**EXERCISE:**
From the first line of the listing below to the line with "const flagTicks = [3.5, 4.0, 4.5, 5.0, 5.5, 6.0];", print each line exactly, and nothing more. Leave out the pictures.

**** PROVIDED DATA

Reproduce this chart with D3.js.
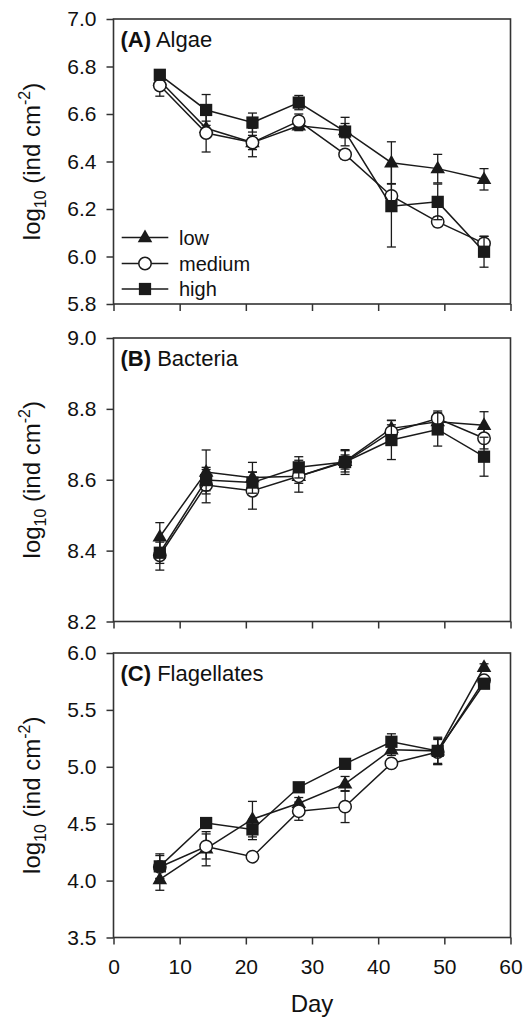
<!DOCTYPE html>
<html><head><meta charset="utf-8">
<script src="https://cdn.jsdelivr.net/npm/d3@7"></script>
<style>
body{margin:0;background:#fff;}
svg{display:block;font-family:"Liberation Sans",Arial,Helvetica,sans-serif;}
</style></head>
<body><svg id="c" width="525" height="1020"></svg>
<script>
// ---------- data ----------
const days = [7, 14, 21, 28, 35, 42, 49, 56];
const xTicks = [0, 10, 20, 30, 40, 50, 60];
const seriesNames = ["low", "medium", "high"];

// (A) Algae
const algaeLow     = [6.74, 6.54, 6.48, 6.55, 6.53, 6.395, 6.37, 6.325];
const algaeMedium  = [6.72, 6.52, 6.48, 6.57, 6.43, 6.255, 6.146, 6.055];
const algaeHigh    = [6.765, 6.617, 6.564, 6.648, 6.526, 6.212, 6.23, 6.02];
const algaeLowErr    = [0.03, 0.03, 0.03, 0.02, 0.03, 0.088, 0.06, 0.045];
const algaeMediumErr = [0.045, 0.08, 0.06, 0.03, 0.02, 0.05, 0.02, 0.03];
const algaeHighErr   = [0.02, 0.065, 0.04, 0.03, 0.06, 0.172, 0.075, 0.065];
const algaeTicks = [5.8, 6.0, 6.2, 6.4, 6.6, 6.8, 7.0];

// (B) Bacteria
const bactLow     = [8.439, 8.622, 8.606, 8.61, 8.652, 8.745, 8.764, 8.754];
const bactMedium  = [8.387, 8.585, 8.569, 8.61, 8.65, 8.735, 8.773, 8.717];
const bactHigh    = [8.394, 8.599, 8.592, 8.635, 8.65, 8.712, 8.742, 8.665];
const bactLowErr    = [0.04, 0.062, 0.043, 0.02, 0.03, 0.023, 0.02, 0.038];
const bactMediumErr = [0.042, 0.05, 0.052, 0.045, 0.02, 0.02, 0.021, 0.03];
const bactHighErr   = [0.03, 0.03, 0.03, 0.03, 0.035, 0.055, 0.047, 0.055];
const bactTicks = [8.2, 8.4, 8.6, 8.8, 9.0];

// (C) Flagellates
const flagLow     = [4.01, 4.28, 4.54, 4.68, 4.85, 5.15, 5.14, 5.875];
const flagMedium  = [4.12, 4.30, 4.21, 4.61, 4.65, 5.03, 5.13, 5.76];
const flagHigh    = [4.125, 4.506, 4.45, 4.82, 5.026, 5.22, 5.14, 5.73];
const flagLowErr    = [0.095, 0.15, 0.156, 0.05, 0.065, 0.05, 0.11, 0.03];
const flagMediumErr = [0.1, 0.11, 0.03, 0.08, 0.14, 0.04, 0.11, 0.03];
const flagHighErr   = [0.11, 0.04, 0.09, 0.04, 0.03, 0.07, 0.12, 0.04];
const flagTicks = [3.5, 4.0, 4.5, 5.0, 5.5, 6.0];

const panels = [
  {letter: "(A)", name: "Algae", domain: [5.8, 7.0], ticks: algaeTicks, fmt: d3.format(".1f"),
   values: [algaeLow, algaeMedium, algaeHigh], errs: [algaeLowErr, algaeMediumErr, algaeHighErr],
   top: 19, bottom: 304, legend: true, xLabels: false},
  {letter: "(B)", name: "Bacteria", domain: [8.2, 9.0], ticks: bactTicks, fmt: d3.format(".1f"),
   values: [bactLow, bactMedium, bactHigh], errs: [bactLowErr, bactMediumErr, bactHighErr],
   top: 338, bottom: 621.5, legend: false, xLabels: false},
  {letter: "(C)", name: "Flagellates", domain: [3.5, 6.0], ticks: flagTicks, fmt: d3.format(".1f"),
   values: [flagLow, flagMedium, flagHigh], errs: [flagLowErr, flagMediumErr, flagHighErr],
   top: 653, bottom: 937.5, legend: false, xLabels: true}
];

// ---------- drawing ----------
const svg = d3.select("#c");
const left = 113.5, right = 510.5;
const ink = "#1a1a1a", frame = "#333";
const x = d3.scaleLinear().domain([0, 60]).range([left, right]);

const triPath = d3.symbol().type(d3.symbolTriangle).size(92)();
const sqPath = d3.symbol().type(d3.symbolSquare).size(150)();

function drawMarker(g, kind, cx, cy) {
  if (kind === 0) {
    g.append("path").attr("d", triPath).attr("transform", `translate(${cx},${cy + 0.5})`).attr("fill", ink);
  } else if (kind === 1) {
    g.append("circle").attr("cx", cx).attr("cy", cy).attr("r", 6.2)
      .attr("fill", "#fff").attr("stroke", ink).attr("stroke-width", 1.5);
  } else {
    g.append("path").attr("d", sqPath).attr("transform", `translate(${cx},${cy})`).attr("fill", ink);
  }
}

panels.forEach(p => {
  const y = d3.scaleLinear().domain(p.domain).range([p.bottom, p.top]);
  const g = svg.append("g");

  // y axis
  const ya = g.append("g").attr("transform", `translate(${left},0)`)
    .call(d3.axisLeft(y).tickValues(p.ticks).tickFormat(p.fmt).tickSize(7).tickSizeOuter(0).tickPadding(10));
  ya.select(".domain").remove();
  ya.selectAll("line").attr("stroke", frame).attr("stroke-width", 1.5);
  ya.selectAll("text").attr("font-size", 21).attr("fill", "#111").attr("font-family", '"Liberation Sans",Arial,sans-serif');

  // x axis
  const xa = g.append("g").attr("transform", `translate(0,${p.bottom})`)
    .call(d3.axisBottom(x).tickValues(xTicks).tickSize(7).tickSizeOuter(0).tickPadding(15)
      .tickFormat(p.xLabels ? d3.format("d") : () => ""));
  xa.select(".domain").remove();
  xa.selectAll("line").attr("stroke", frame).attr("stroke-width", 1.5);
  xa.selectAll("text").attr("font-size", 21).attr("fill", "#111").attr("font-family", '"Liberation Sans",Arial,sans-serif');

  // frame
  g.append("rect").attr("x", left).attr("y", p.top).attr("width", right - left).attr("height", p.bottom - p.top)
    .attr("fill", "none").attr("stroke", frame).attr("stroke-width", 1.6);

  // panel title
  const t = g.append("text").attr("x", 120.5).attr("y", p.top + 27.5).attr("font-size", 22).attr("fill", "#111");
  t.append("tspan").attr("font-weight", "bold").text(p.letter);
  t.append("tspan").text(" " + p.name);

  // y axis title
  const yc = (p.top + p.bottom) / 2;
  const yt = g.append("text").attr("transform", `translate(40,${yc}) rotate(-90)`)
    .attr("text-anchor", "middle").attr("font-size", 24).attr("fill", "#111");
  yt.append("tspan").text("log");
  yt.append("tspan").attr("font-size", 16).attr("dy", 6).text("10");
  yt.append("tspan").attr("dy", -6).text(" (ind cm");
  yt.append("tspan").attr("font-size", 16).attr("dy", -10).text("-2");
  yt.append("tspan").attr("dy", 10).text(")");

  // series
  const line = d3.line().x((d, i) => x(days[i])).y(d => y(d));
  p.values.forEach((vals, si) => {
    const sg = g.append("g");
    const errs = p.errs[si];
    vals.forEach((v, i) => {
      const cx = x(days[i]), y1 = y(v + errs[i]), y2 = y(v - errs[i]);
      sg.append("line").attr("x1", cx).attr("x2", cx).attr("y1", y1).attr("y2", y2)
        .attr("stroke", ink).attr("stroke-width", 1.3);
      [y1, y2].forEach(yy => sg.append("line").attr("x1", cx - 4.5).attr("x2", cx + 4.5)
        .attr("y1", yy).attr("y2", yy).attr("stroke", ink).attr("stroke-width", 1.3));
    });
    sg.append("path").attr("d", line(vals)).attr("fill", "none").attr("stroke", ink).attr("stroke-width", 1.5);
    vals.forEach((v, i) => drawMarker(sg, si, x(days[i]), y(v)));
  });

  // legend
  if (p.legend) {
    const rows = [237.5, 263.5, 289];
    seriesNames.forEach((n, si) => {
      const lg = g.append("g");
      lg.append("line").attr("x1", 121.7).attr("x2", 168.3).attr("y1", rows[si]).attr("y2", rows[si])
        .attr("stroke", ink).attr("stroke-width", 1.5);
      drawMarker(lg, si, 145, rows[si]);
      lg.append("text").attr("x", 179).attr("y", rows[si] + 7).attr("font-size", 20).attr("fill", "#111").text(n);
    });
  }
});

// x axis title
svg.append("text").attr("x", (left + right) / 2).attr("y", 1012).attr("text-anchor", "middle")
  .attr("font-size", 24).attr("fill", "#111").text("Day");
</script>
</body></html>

********

**RESPONSE TO THE EXERCISE:**
Reproduce this chart with D3.js.
<!DOCTYPE html>
<html><head><meta charset="utf-8">
<script src="https://cdn.jsdelivr.net/npm/d3@7"></script>
<style>
body{margin:0;background:#fff;}
svg{display:block;font-family:"Liberation Sans",Arial,Helvetica,sans-serif;}
</style></head>
<body><svg id="c" width="525" height="1020"></svg>
<script>
// ---------- data ----------
const days = [7, 14, 21, 28, 35, 42, 49, 56];
const xTicks = [0, 10, 20, 30, 40, 50, 60];
const seriesNames = ["low", "medium", "high"];

// (A) Algae
const algaeLow     = [6.74, 6.54, 6.48, 6.55, 6.53, 6.395, 6.37, 6.325];
const algaeMedium  = [6.72, 6.52, 6.48, 6.57, 6.43, 6.255, 6.146, 6.055];
const algaeHigh    = [6.765, 6.617, 6.564, 6.648, 6.526, 6.212, 6.23, 6.02];
const algaeLowErr    = [0.03, 0.03, 0.03, 0.02, 0.03, 0.088, 0.06, 0.045];
const algaeMediumErr = [0.045, 0.08, 0.06, 0.03, 0.02, 0.05, 0.02, 0.03];
const algaeHighErr   = [0.02, 0.065, 0.04, 0.03, 0.06, 0.172, 0.075, 0.065];
const algaeTicks = [5.8, 6.0, 6.2, 6.4, 6.6, 6.8, 7.0];

// (B) Bacteria
const bactLow     = [8.439, 8.622, 8.606, 8.61, 8.652, 8.745, 8.764, 8.754];
const bactMedium  = [8.387, 8.585, 8.569, 8.61, 8.65, 8.735, 8.773, 8.717];
const bactHigh    = [8.394, 8.599, 8.592, 8.635, 8.65, 8.712, 8.742, 8.665];
const bactLowErr    = [0.04, 0.062, 0.043, 0.02, 0.03, 0.023, 0.02, 0.038];
const bactMediumErr = [0.042, 0.05, 0.052, 0.045, 0.02, 0.02, 0.021, 0.03];
const bactHighErr   = [0.03, 0.03, 0.03, 0.03, 0.035, 0.055, 0.047, 0.055];
const bactTicks = [8.2, 8.4, 8.6, 8.8, 9.0];

// (C) Flagellates
const flagLow     = [4.01, 4.28, 4.54, 4.68, 4.85, 5.15, 5.14, 5.875];
const flagMedium  = [4.12, 4.30, 4.21, 4.61, 4.65, 5.03, 5.13, 5.76];
const flagHigh    = [4.125, 4.506, 4.45, 4.82, 5.026, 5.22, 5.14, 5.73];
const flagLowErr    = [0.095, 0.15, 0.156, 0.05, 0.065, 0.05, 0.11, 0.03];
const flagMediumErr = [0.1, 0.11, 0.03, 0.08, 0.14, 0.04, 0.11, 0.03];
const flagHighErr   = [0.11, 0.04, 0.09, 0.04, 0.03, 0.07, 0.12, 0.04];
const flagTicks = [3.5, 4.0, 4.5, 5.0, 5.5, 6.0];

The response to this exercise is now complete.